34m11s - Kate Bullock is a TTRPG designer, advocate, writer, and president of the Indie Game Developer Network.

39m58s - Nordic LARP is a form of LARP with minimal rules and GMing, but heavy atmosphere and story. Compare it to demonstrative (boffer) LARPs, which tend to be more fantastical and have NPCs and combat rules.

43m20s - An otome game is a story-based video game that generally has the player control a female character, to try to develop a relationship with one of the game's male characters.

46m10s - Here's an especially horrifying story about an awful GM that came out of UKGE last year (BIG CONTENT WARNING for sexual assault in that link). Note that this is one story, but there are many more that never get this much coverage. The story about the public live stream that went wrong is here, and carries a similar content warning.

52m07s - You didn't think we were going to go a full episode without bringing board games into it, did you? :)

1h00m26s - Self-Promotion: you can find more info about Gil's Check-In Cards here.

1h00m57s - Twilight Imperium being a 6 hour game about galactic conquest.

1h06m58s - Psychologist Susan Silk and her friend Barry Goldman wrote about this in the LA times.
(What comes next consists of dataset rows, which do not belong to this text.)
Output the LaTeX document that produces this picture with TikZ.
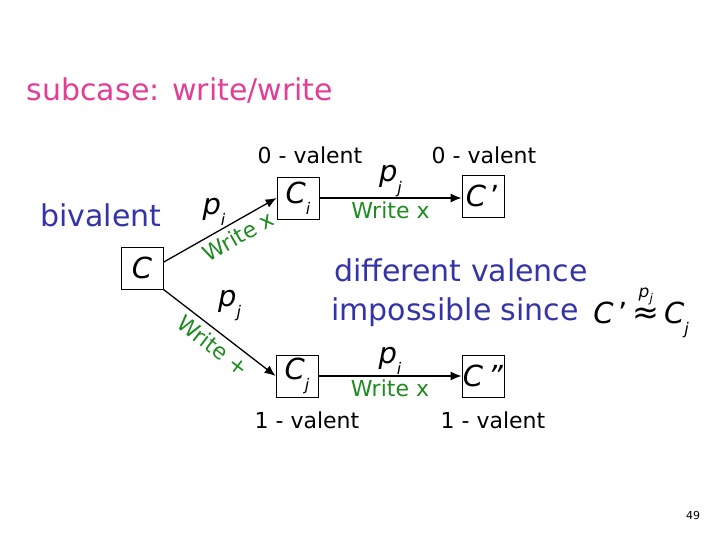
\documentclass[tikz,border=0pt]{standalone}
\usepackage{amsmath}
\usepackage{fontspec}
\setmainfont{DejaVu Sans}
\usetikzlibrary{arrows.meta,positioning}

\definecolor{titlepink}{RGB}{226,62,150}
\definecolor{textblue}{RGB}{52,52,168}
\definecolor{writegreen}{RGB}{30,140,30}

\newcommand{\fsz}[1]{\fontsize{#1}{#1}\selectfont}
\newcommand{\sbs}[1]{\raisebox{-0.7ex}{\fsz{16}\textit{#1}}}

\tikzset{
  config/.style={draw, line width=0.8pt, minimum size=42pt, inner sep=0pt, font=\fsz{29}},
  move/.style={-{Latex[length=11pt,width=9pt]}, line width=1.3pt},
  proc/.style={font=\fsz{29}, inner sep=1pt},
  wr/.style={text=writegreen, font=\fsz{22}, inner sep=2pt},
  valence/.style={font=\fsz{22}},
  remark/.style={text=textblue, font=\fsz{30}}
}

\begin{document}
\begin{tikzpicture}[x=1pt,y=-1pt]
   \useasboundingbox (0,0) rectangle (720,540);
   \node[text=titlepink, font=\fsz{30}] (title) at (180,90) {subcase: write/write};
   \node[remark] (biv) at (101,215) {bivalent};

   \node[config] (c)   at (142,268) {\textit{C}};
   \node[config] (ci)  at (298,198) {\textit{C}\sbs{i}};
   \node[config] (cp)  at (483,196) {\textit{C}\,'};
   \node[config] (cj)  at (297,376) {\textit{C}\sbs{j}};
   \node[config] (cpp) at (483,376) {\textit{C\,"}};

   \node[valence] (zeroi) at (310,155) {0 - valent};
   \node[valence] (zerop) at (484,155) {0 - valent};
   \node[valence] (onej)  at (307,420) {1 - valent};
   \node[valence] (onepp) at (493,420) {1 - valent};

   \draw[move] (c.15) -- node[proc, above=3pt, xshift=-6pt] {\textit{p}\sbs{i}}
                         node[wr, sloped, below=3pt, pos=0.6] {Write x} (ci.west);
   \draw[move] (c.south east) -- node[proc, above right, yshift=10pt, xshift=-3pt] {\textit{p}\sbs{j}}
                                 node[wr, sloped, below=3pt, pos=0.52] {Write +} (cj.west);
   \draw[move] (ci.east) -- node[proc, above] {\textit{p}\sbs{j}}
                            node[wr, below=1pt] {Write x} (ci.east -| cp.west);
   \draw[move] (cj.east) -- node[proc, above] {\textit{p}\sbs{i}}
                            node[wr, below=1pt] {Write x} (cj.east -| cpp.west);

   \node[remark] (diff) at (461,270) {different valence};
   \node[remark] (imp)  at (455,312) {impossible since};
   \node[font=\fsz{29}] (same) at (641,312)
      {\textit{C}\,'\,$\overset{\text{\fsz{17}\textit{p}\raisebox{-0.5ex}{\fsz{12}\textit{j}}}}{\text{\fsz{32}≈}}$\,\textit{C}\sbs{j}};

   \node[font=\fsz{11}] (page) at (693,515) {49};
\end{tikzpicture}
\end{document}
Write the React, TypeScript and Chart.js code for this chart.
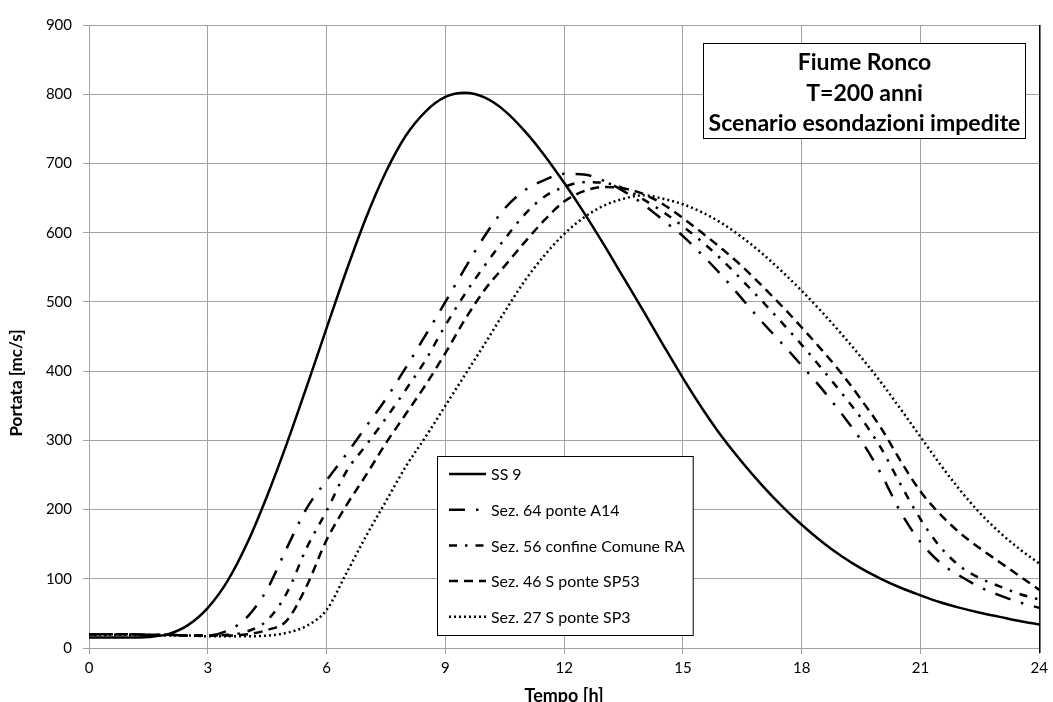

They called it "Ring Theory," and in it, they discuss how you can comfort a grieving person while not burdening them with your own pain, by placing them in the "center" of the crisis and being mindful of where you are relative to others in that ring.

1h10m03s - Restorative justice is a methodology that has the victim and offender meeting (often with community members), with the expectation that the two parties will come to a consensus on what happened, how much damage was caused, and how the damage can be repaired. This gives the offender a clear path to righting the wrong, and empowers the victim in the process of seeking justice.